Television and the mainstream media would have you believe that everyone loses their virginity at the age of 16, and anybody and everybody else is a loser with a capital "L." But that's really not the case. Plenty of people wait until their twenties or later to lose their V-card, and Rathbone illustrates that beautifully.
2. Virginity is not always about religion or abstinence pledges.
You're not always a virgin because you made a promise to God or believe that sex before marriage is wrong. Sometimes, you're a virgin because you just haven't met the right person or you're just not ready or it just hasn't happened yet. And that's OK.

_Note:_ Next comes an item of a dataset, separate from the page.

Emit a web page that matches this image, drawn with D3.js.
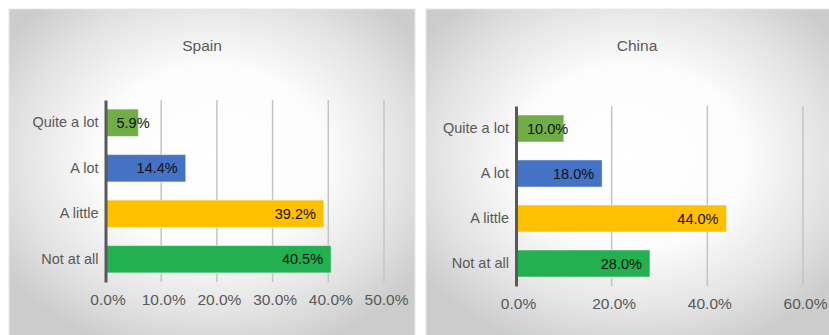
<!DOCTYPE html>
<html>
<head>
<meta charset="utf-8">
<script src="https://cdn.jsdelivr.net/npm/d3@7"></script>
<style>
  html, body { margin: 0; padding: 0; background: #ffffff; }
  svg { display: block; font-family: "Liberation Sans", Arial, Helvetica, sans-serif; }
</style>
</head>
<body>
<svg id="chart" width="829" height="335"></svg>
<script>
// Survey answers, shared by both panels
const categories = ["Quite a lot", "A lot", "A little", "Not at all"];
const barColors = ["#70ad47", "#4472c4", "#ffc000", "#22b050"];

// Share of respondents per answer (%)
const spainValues = [5.9, 14.4, 39.2, 40.5];
const chinaValues = [10.0, 18.0, 44.0, 28.0];

// Axis ticks per panel
const spainTicks = [0, 10, 20, 30, 40, 50];
const chinaTicks = [0, 20, 40, 60];

const panels = [
  { title: "Spain", values: spainValues, ticks: spainTicks,
    box: { x: 9, y: 9, w: 406, h: 330 },
    plot: { x0: 105.5, x1: 384, y0: 100, y1: 282 }, tickY: 300, titleX: 202 },
  { title: "China", values: chinaValues, ticks: chinaTicks,
    box: { x: 426, y: 9, w: 410, h: 330 },
    plot: { x0: 516, x1: 803, y0: 106, y1: 286 }, tickY: 304, titleX: 637 }
];

const svg = d3.select("#chart");
const defs = svg.append("defs");

panels.forEach((p, i) => {
  const gradId = "panelGlow" + i;
  const grad = defs.append("radialGradient")
    .attr("id", gradId)
    .attr("cx", "50%").attr("cy", "45%").attr("r", "62%");
  grad.append("stop").attr("offset", "0%").attr("stop-color", "#ffffff");
  grad.append("stop").attr("offset", "45%").attr("stop-color", "#fcfcfc");
  grad.append("stop").attr("offset", "78%").attr("stop-color", "#e2e2e2");
  grad.append("stop").attr("offset", "100%").attr("stop-color", "#cccccc");

  const g = svg.append("g");

  // Panel background
  g.append("rect")
    .attr("x", p.box.x).attr("y", p.box.y)
    .attr("width", p.box.w).attr("height", p.box.h)
    .attr("fill", `url(#${gradId})`)
    .attr("stroke", "#e8e8e8").attr("stroke-width", 1);

  // Title
  g.append("text")
    .attr("x", p.titleX).attr("y", 51)
    .attr("text-anchor", "middle")
    .attr("font-size", 15.5)
    .attr("fill", "#595959")
    .text(p.title);

  const x = d3.scaleLinear()
    .domain([0, d3.max(p.ticks)])
    .range([p.plot.x0, p.plot.x1]);

  const y = d3.scaleBand()
    .domain(categories)
    .range([p.plot.y0, p.plot.y1])
    .paddingInner(0.4)
    .paddingOuter(0.2);

  // Vertical gridlines
  g.append("g")
    .selectAll("line")
    .data(p.ticks.filter(t => t > 0))
    .join("line")
    .attr("x1", d => x(d)).attr("x2", d => x(d))
    .attr("y1", p.plot.y0).attr("y2", p.plot.y1)
    .attr("stroke", "#c4c4c4")
    .attr("stroke-width", 1.5);

  // Percentage tick labels along the bottom
  const xAxis = d3.axisBottom(x)
    .tickValues(p.ticks)
    .tickFormat(d => d.toFixed(1) + "%")
    .tickSize(0)
    .tickPadding(0);
  const ax = g.append("g")
    .attr("transform", `translate(2,${p.tickY - 8.5})`)
    .call(xAxis);
  ax.select(".domain").remove();
  ax.selectAll("text")
    .attr("font-size", 15.5)
    .attr("font-family", "\"Liberation Sans\", Arial, sans-serif")
    .attr("fill", "#595959")
    .attr("dy", "0.9em");

  // Bars
  g.append("g")
    .selectAll("rect")
    .data(categories)
    .join("rect")
    .attr("x", x(0))
    .attr("y", d => y(d))
    .attr("width", (d, j) => x(p.values[j]) - x(0))
    .attr("height", y.bandwidth())
    .attr("fill", (d, j) => barColors[j])
    .attr("stroke", "rgba(255,255,255,0.45)")
    .attr("stroke-width", 1);

  // Category axis
  const yAxis = d3.axisLeft(y).tickSize(0).tickPadding(7);
  const ay = g.append("g")
    .attr("transform", `translate(${x(0)},0)`)
    .call(yAxis);
  ay.select(".domain")
    .attr("stroke", "#595959")
    .attr("stroke-width", 3);
  ay.selectAll("text")
    .attr("font-size", 14.5)
    .attr("font-family", "\"Liberation Sans\", Arial, sans-serif")
    .attr("fill", "#595959");

  // Value labels at the inside end of each bar
  g.append("g")
    .selectAll("text")
    .data(categories)
    .join("text")
    .attr("y", d => y(d) + y.bandwidth() / 2)
    .attr("dy", "0.35em")
    .attr("text-anchor", "end")
    .attr("font-size", 14.5)
    .attr("fill", "#111111")
    .text((d, j) => p.values[j].toFixed(1) + "%")
    .each(function (d, j) {
      const w = this.getComputedTextLength();
      const xe = Math.max(x(p.values[j]) - 8, x(0) + 11 + w);
      d3.select(this).attr("x", xe);
    });
});
</script>
</body>
</html>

3. Virgins still have sexuality.
Virgins are not all super prudes. Julie clearly isn't; her mind is full of sexual fantasies and desires. We even read along as she imagines the sex lives of the different people she meets.
4. Being a virgin in your 20s or older can put a lot of pressure on a person.
Which is really what this book is all about: Julia feeling the pressure to have sex. We see that Julia believes something is truly wrong with her because she's a virgin, that everything will change once she has sex. She blames her aunt's entire life on her virginity, when really it's just a piece of the puzzle.
5. Sometimes being a virgin can make you feel glaringly different.
As the story progresses, we see how self-conscious Julia is about her virginity and how that impacts many of her decisions. It's constantly on her mind, and readers can see how she feels like she doesn't quite fit in sometimes because of it.
6. No matter your experience, the right partner will not shame you and will work to make you feel comfortable.
As Julia works to find a situation that's right for her, she encounters some situations that just don't feel right. Even though Julia is desperate to lose her virginity, she assesses every situation she lands herself in, and pulls out of situations that just don't feel right.